Holding: The Court held that the 1926 statute’s irrebuttable rule treating gifts made within two years before death as automatically "in contemplation of death" violates the Fifth Amendment’s due process guarantee and is therefore invalid.
- Allows estates to challenge taxes on gifts made within two years of death.
- Prevents IRS from relying on an irrebuttable two‑year presumption to include gifts in estates.
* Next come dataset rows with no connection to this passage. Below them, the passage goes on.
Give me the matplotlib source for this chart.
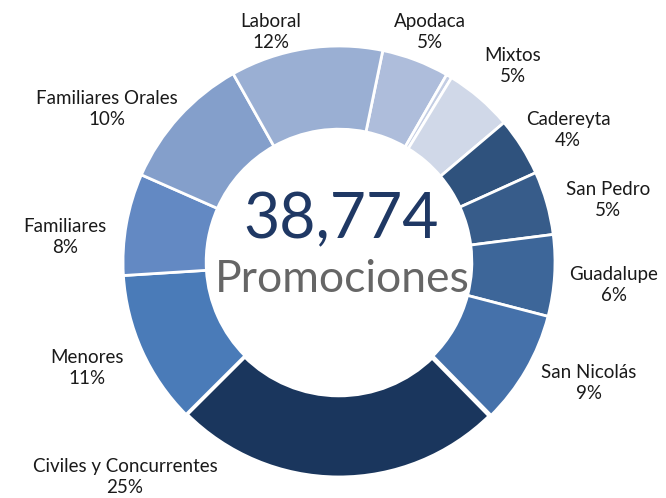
import matplotlib
matplotlib.use("Agg")
from matplotlib import pyplot as plt

# data, clockwise from the top
names = ["Apodaca", "", "Mixtos", "Cadereyta", "San Pedro", "Guadalupe",
         "San Nicolás", "Civiles y Concurrentes", "Menores", "Familiares",
         "Familiares Orales", "Laboral"]
counts = [1960, 164, 1980, 1700, 1840, 2360, 3330, 9650, 4450, 2950, 3970, 4420]
pct_labels = ["5%", "", "5%", "4%", "5%", "6%", "9%", "25%", "11%", "8%", "10%", "12%"]
colors = ["#AEBDDB", "#C3CDE3", "#D0D8E8", "#2F527D", "#375C8A", "#3D6699",
          "#4571AA", "#1A365D", "#4A7BB8", "#6389C3", "#849FCB", "#9AAFD3"]
total_txt = "38,774"

# label centres in pixels (x, y from top)
label_px = [(430, 32), None, (513, 66), (568, 130), (608, 200), (614, 285),
            (589, 383), (125, 477), (87, 368), (65, 237), (107, 109), (271, 32)]

W, H = 666, 498
cx, cy, R = 339, 262, 216

fig = plt.figure(figsize=(W / 100, H / 100), dpi=100)
ax = fig.add_axes([0, 0, 1, 1])

wedges, _ = ax.pie(counts, colors=colors, startangle=78.3, counterclock=False,
                   radius=1.0,
                   wedgeprops=dict(width=0.385, edgecolor="white", linewidth=2))
wedges[7].set_linewidth(3.5)

ax.set_xlim(-cx / R, (W - cx) / R)
ax.set_ylim((cy - H) / R, cy / R)


def px(x, y):
    return (x - cx) / R, (cy - y) / R


for name, p, pos in zip(names, pct_labels, label_px):
    if pos is None:
        continue
    x, y = px(*pos)
    ax.text(x, y, name + "\n" + p, ha="center", va="center", fontsize=13.5,
            family="Lato", color="#1a1a1a", linespacing=1.3)

x, y = px(341, 220)
ax.text(x, y, total_txt, ha="center", va="center", fontsize=45,
        family="Lato", color="#1F3864")
x, y = px(342, 280)
ax.text(x, y, "Promociones", ha="center", va="center", fontsize=32,
        family="Lato", color="#666666")

fig.savefig("out.png", dpi=100)
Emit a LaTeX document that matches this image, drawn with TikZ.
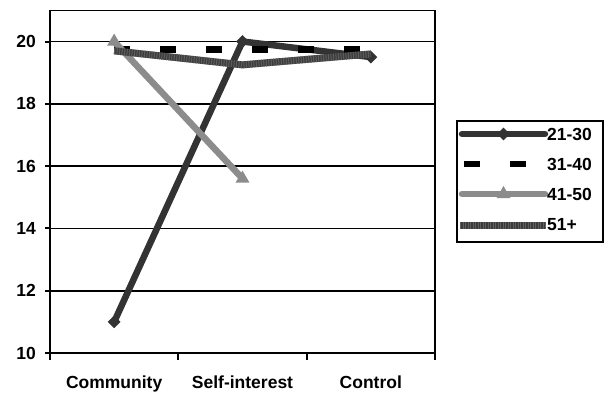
\documentclass[tikz,border=0pt]{standalone}
\usepackage{fontspec}
\setmainfont{Liberation Sans}
\usepackage{tikz}
\usetikzlibrary{shapes.geometric,calc}

\definecolor{serA}{HTML}{333333}
\definecolor{serC}{HTML}{8C8C8C}
\definecolor{serD}{HTML}{3C3C3C}
\definecolor{serDstripe}{HTML}{5E5E5E}

\tikzset{
  gridline/.style={black,line width=1.6pt},
  axisline/.style={black,line width=2pt},
  ylab/.style={anchor=east,inner sep=0pt},
  xlab/.style={anchor=base,inner sep=0pt},
  lineA/.style={serA,line width=6.5pt},
  lineB/.style={black,line width=6.5pt,dash pattern=on 16pt off 30pt},
  lineC/.style={serC,line width=6.5pt},
  lineD/.style={serD,line width=7pt},
  stripeD/.style={serDstripe,line width=7pt,dash pattern=on 1pt off 1.5pt},
  diamondmark/.style={rectangle,fill=serA,minimum size=9pt,inner sep=0pt,rotate=45},
  trianglemark/.style={regular polygon,regular polygon sides=3,fill=serC,minimum size=16pt,inner sep=0pt},
  legendbox/.style={draw=black,line width=1.6pt,minimum width=146pt,minimum height=121pt,inner sep=0pt},
  legtext/.style={anchor=west,inner sep=0pt}
}

\begin{document}
\begin{tikzpicture}[x=1pt,y=1pt,font=\fontsize{17.5}{20}\selectfont\bfseries]
\useasboundingbox (0,0) rectangle (605,392);

\begin{scope}[x=128.33pt,y=31.15pt,shift={(50pt,-272.5pt)}]
% grid and frame
\foreach \v in {12,14,...,20}
  \draw[gridline] (0,\v) -- (3,\v);
\draw[gridline] (0,21) -- (3,21) -- (3,10);
\draw[axisline] (0,21) -- (0,10) -- (3,10);
% ticks and labels
\foreach \v in {10,12,...,20} {
  \draw[axisline] (0,\v) -- ++(-5pt,0);
  \node[ylab] (y\v) at ([xshift=-14pt]0,\v) {\v};
}
\foreach \i in {0,1,2,3}
  \draw[axisline] (\i,10) -- ++(0,-7pt);
\node[xlab] (cat1) at ([yshift=-35pt]0.5,10) {Community};
\node[xlab] (cat2) at ([yshift=-35pt]1.5,10) {Self-interest};
\node[xlab] (cat3) at ([yshift=-35pt]2.5,10) {Control};

% data points
\coordinate (a1) at (0.5,11);
\coordinate (a2) at (1.5,20);
\coordinate (a3) at (2.5,19.5);
\coordinate (b1) at (0.5,19.75);
\coordinate (b3) at (2.5,19.75);
\coordinate (c1) at (0.5,20);
\coordinate (c2) at (1.5,15.6);
\coordinate (d1) at (0.5,19.7);
\coordinate (d2) at (1.5,19.25);
\coordinate (d3) at (2.5,19.6);

% 21-30
\draw[lineA] (a1) -- (a2) -- (a3);
\foreach \p in {a1,a2,a3}
  \node[diamondmark] at (\p) {};
% 31-40
\draw[lineB] (b1) -- (b3);
% 41-50
\draw[lineC] (c1) -- (c2);
\foreach \p in {c1,c2}
  \node[trianglemark] at (\p) {};
% 51+
\draw[lineD] (d1) -- (d2) -- (d3);
\draw[stripeD] (d1) -- (d2) -- (d3);
\end{scope}

% legend
\node[legendbox] (legend) at (530,210.5) {};
\coordinate (la1) at (462,258);
\coordinate (la2) at (545,258);
\coordinate (lb1) at (464,228);
\coordinate (lb2) at (545,228);
\coordinate (lc1) at (462,198);
\coordinate (lc2) at (545,198);
\coordinate (ld1) at (460,167);
\coordinate (ld2) at (546,167);
\draw[serA,line width=6.5pt,line cap=round] (la1) -- (la2);
\node[diamondmark] (legA) at ($(la1)!0.5!(la2)$) {};
\draw[lineB] (lb1) -- (lb2);
\draw[serC,line width=6.5pt,line cap=round] (lc1) -- (lc2);
\node[trianglemark] (legC) at ($(lc1)!0.5!(lc2)$) {};
\draw[lineD] (ld1) -- (ld2);
\draw[stripeD] (ld1) -- (ld2);
\node[legtext] (tA) at (547,258) {21-30};
\node[legtext] (tB) at (547,228) {31-40};
\node[legtext] (tC) at (547,198) {41-50};
\node[legtext] (tD) at (547,167) {51+};
\end{tikzpicture}
\end{document}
- May increase litigation over donors’ motives for recent lifetime transfers.
Summary
Background
John W. Donnan made complete, irrevocable gifts on March 1, 1927, giving securities to trustees for his four children and advancing money to his son. He died on December 23, 1928, less than two years later. The Commissioner of Internal Revenue treated those transfers as part of Donnan’s estate under a 1926 law that declares transfers within two years of death to be "in contemplation of death." The executors paid the tax, sued for a refund, and a lower court found the statute unconstitutional and entered judgment for the executors.
Reasoning
The majority opinion, written by Justice Sutherland, explained that the federal estate tax targets property transferred by death, not fully completed lifetime gifts. The 1926 provision creates an irrebuttable two‑year presumption that any qualifying gift was made because the donor contemplated death, and it prevents beneficiaries from proving the donor’s true motive. The Court held that this conclusive rule is arbitrary and violates the Fifth Amendment’s due process guarantee. The opinion also rejected the government’s alternate argument that the rule should be treated as a gift tax, concluding the statute’s valuation and collection method was irrational when applied as such. The Court answered the certified question that the two‑year irrebuttable rule is unconstitutional.
Real world impact
As a result, estates and heirs may contest the inclusion of recent lifetime gifts in the decedent’s taxable estate instead of being bound by an automatic presumption. The decision removes the government’s ability to rely on this specific automatic two‑year rule, but factual inquiry and other tax provisions remain available to determine tax liability.
Dissents or concurrances
Justice Stone dissented, arguing Congress could lawfully tax gifts made near death to prevent estate‑tax evasion and pointing to administrative experience and statistics supporting the two‑year rule; he would have upheld the provision.